→ Recorded data:
^^^^^^^^^^^^^^^^
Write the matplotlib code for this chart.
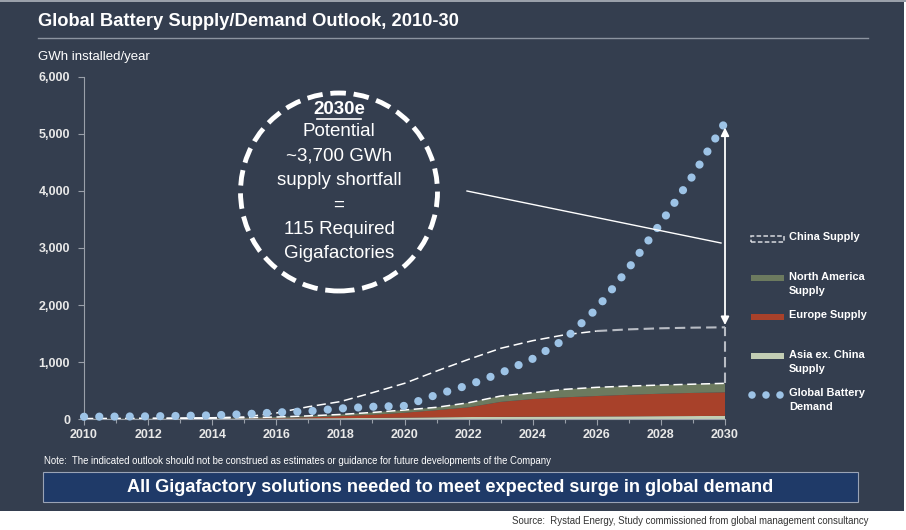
import matplotlib
matplotlib.use("Agg")
import matplotlib.pyplot as plt
from matplotlib.patches import Ellipse, Rectangle
from matplotlib.lines import Line2D
import numpy as np

# ---------------- data ----------------
years = list(range(2010, 2031))
asia_ex_china = [5, 6, 7, 8, 10, 12, 15, 18, 20, 25, 30, 35, 40, 42, 45, 48, 50, 52, 55, 57, 60]
europe = [1, 1, 1, 2, 2, 4, 7, 17, 35, 55, 85, 125, 170, 263, 310, 337, 358, 378, 393, 405, 413]
north_america = [4, 5, 6, 7, 8, 12, 18, 25, 30, 40, 48, 50, 80, 103, 111, 140, 152, 152, 152, 153, 157]
china = [2, 2, 3, 4, 7, 12, 70, 160, 225, 346, 467, 635, 760, 835, 911, 955, 986, 993, 994, 990, 981]
demand = [45, 48, 52, 60, 70, 90, 120, 140, 190, 220, 235, 430, 600, 810, 1060, 1400, 1940, 2650, 3440, 4270, 5200]
y_ticks = [0, 1000, 2000, 3000, 4000, 5000, 6000]
x_tick_labels = [2010, 2012, 2014, 2016, 2018, 2020, 2022, 2024, 2026, 2028, 2030]
legend_labels = ["China Supply", "North America\nSupply", "Europe Supply", "Asia ex. China\nSupply", "Global Battery\nDemand"]
callout_lines = ["Potential", "~3,700 GWh", "supply shortfall", "=", "115 Required", "Gigafactories"]

# ---------------- style ----------------
BG = "#343e4f"
C_ASIA = "#c2cdb4"
C_EU = "#a8412a"
C_NA = "#6c7a5f"
C_DEM = "#9dc3e6"
NARROW = ["Liberation Sans Narrow", "Liberation Sans", "DejaVu Sans"]
ARIAL = ["Liberation Sans", "DejaVu Sans"]

W, H = 906, 530
fig = plt.figure(figsize=(W / 100, H / 100), dpi=100)
fig.patch.set_facecolor("white")

def fx(px):
    return px / W

def fy(py):
    return 1 - py / H

# dark panel
fig.add_artist(Rectangle((0, fy(511)), fx(904), fy(1) - fy(511), transform=fig.transFigure,
                         facecolor=BG, edgecolor="none", zorder=0))
fig.add_artist(Rectangle((0, fy(2)), 1, fy(0) - fy(2), transform=fig.transFigure,
                         facecolor="#9aa0aa", edgecolor="none", zorder=0))

# title
fig.text(fx(38), fy(21), "Global Battery Supply/Demand Outlook, 2010-30", family=NARROW,
         fontsize=13.2, fontweight="bold", color="white", va="center", ha="left")
fig.add_artist(Line2D([fx(38), fx(868)], [fy(38), fy(38)], transform=fig.transFigure,
                      color="#8c94a0", lw=1))
fig.text(fx(38), fy(57), "GWh installed/year", family=NARROW, fontsize=9.5,
         color="white", va="center", ha="left")

# axes
x0, x1, y0, y1 = 84, 725, 419.3, 76.7
ax = fig.add_axes([fx(x0), fy(y0), fx(x1) - fx(x0), fy(y1) - fy(y0)])
ax.set_facecolor("none")
ax.set_xlim(2010, 2030)
ax.set_ylim(0, 6000)

yrs = np.array(years, dtype=float)
ax.stackplot(yrs, asia_ex_china, europe, north_america,
             colors=[C_ASIA, C_EU, C_NA], linewidth=0, zorder=2)
na_top = np.array(asia_ex_china) + np.array(europe) + np.array(north_america)
china_top = na_top + np.array(china)

# china supply region (outline only)
ax.plot(yrs, na_top, color="white", lw=1.1, ls=(0, (6, 3)), zorder=3)
ax.plot(yrs[:-4], china_top[:-4], color="white", lw=1.1, ls=(0, (6, 3)), zorder=3)
ax.plot(yrs[-5:], china_top[-5:], color="#b8bcc4", lw=1.5, ls=(0, (5, 2.5)), zorder=3)
ax.plot([2030, 2030], [na_top[-1], china_top[-1]], color="#b8bcc4", lw=1.5, ls=(0, (5, 2.5)),
        zorder=3, clip_on=False)

# demand dots
ax.plot(yrs, demand, color=C_DEM, lw=5.9, ls=(0, (0.01, 1.85)), dash_capstyle="round",
        zorder=4, clip_on=False)

# arrow shortfall
ax.annotate("", xy=(2030, china_top[-1] + 40), xytext=(2030, demand[-1] - 90),
            arrowprops=dict(arrowstyle="<|-|>", color="white", lw=1.3,
                            mutation_scale=12, shrinkA=0, shrinkB=0), zorder=5,
            annotation_clip=False)

# axes styling
for s in ["top", "right"]:
    ax.spines[s].set_visible(False)
for s in ["left", "bottom"]:
    ax.spines[s].set_color("#9aa0aa")
    ax.spines[s].set_linewidth(0.8)
ax.set_yticks(y_ticks)
ax.set_yticklabels([f"{v:,}" for v in y_ticks])
ax.set_xticks(x_tick_labels)
ax.set_xticklabels([str(v) for v in x_tick_labels])
ax.set_xticks(years, minor=True)
ax.tick_params(axis="both", colors="#9aa0aa", labelcolor="#e8e8e8", length=4, width=0.8,
               labelsize=9)
ax.tick_params(axis="x", which="minor", length=3, width=0.8, colors="#9aa0aa")
ax.tick_params(axis="y", pad=6)
ax.tick_params(axis="x", pad=3)
for lab in ax.get_xticklabels() + ax.get_yticklabels():
    lab.set_fontweight("bold")
    lab.set_family(ARIAL)

# callout circle
cx, cy = 339, 192
fig.add_artist(Ellipse((fx(cx), fy(cy)), fx(197), 198 / H, transform=fig.transFigure,
                       facecolor="none", edgecolor="white", lw=3.5, ls=(0, (3.2, 1.6)), zorder=6))
fig.text(fx(cx), fy(109), "2030e", family=ARIAL, fontsize=13.5, fontweight="bold",
         color="white", ha="center", va="center", zorder=7)
fig.add_artist(Line2D([fx(cx - 22), fx(cx + 22)], [fy(119), fy(119)], transform=fig.transFigure,
                      color="white", lw=1.2, zorder=7))
for i, t in enumerate(callout_lines):
    fig.text(fx(cx), fy(132 + 24.3 * i), t, family=ARIAL, fontsize=13.5, color="white",
             ha="center", va="center", zorder=7)
fig.add_artist(Line2D([fx(467), fx(721)], [fy(191), fy(243)], transform=fig.transFigure,
                      color="white", lw=1, zorder=6))

# legend (manual)
lx0, lx1, tx = 751, 784, 789
ly = [239, 278, 317, 356, 395]
fig.add_artist(Rectangle((fx(lx0), fy(ly[0] + 3)), fx(lx1) - fx(lx0), 6 / H, transform=fig.transFigure,
                         facecolor="none", edgecolor="#d8dadf", lw=1.1, ls=(0, (3, 1.5))))
for y, c in zip(ly[1:4], [C_NA, C_EU, C_ASIA]):
    fig.add_artist(Rectangle((fx(lx0), fy(y + 3)), fx(lx1) - fx(lx0), 6 / H,
                             transform=fig.transFigure, facecolor=c, edgecolor="none"))
for px in [752, 766, 780]:
    fig.add_artist(Ellipse((fx(px), fy(ly[4])), fx(7.5), 7.5 / H, transform=fig.transFigure,
                           facecolor=C_DEM, edgecolor="none"))
for y, t in zip(ly, legend_labels):
    fig.text(fx(tx), fy(y - 6.5), t, family=ARIAL, fontsize=7.9, fontweight="bold",
             color="white", ha="left", va="top", linespacing=1.5)

# note
fig.text(fx(44), fy(461), "Note:  The indicated outlook should not be construed as estimates or guidance for future developments of the Company",
         family=NARROW, fontsize=6.9, color="white", ha="left", va="center")

# banner
fig.add_artist(Rectangle((fx(43), fy(502)), fx(858) - fx(43), 30 / H, transform=fig.transFigure,
                         facecolor="#1f3a68", edgecolor="#9aa3b5", lw=0.8))
fig.text(fx(450), fy(487), "All Gigafactory solutions needed to meet expected surge in global demand",
         family=NARROW, fontsize=13.1, fontweight="bold", color="white", ha="center", va="center")

# source
fig.text(fx(868), fy(521), "Source:  Rystad Energy, Study commissioned from global management consultancy",
         family=NARROW, fontsize=6.9, color="#333333", ha="right", va="center")

fig.savefig("out.png", dpi=100, facecolor=fig.get_facecolor())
^^^^^^^^^^^^^^^^
→ Given exercise: Give again, word for word, every line from the top of the data above to the line holding "import numpy as np", inclusive, with the pictures left out.

→ Solution to this task:
Write the matplotlib code for this chart.
import matplotlib
matplotlib.use("Agg")
import matplotlib.pyplot as plt
from matplotlib.patches import Ellipse, Rectangle
from matplotlib.lines import Line2D
import numpy as np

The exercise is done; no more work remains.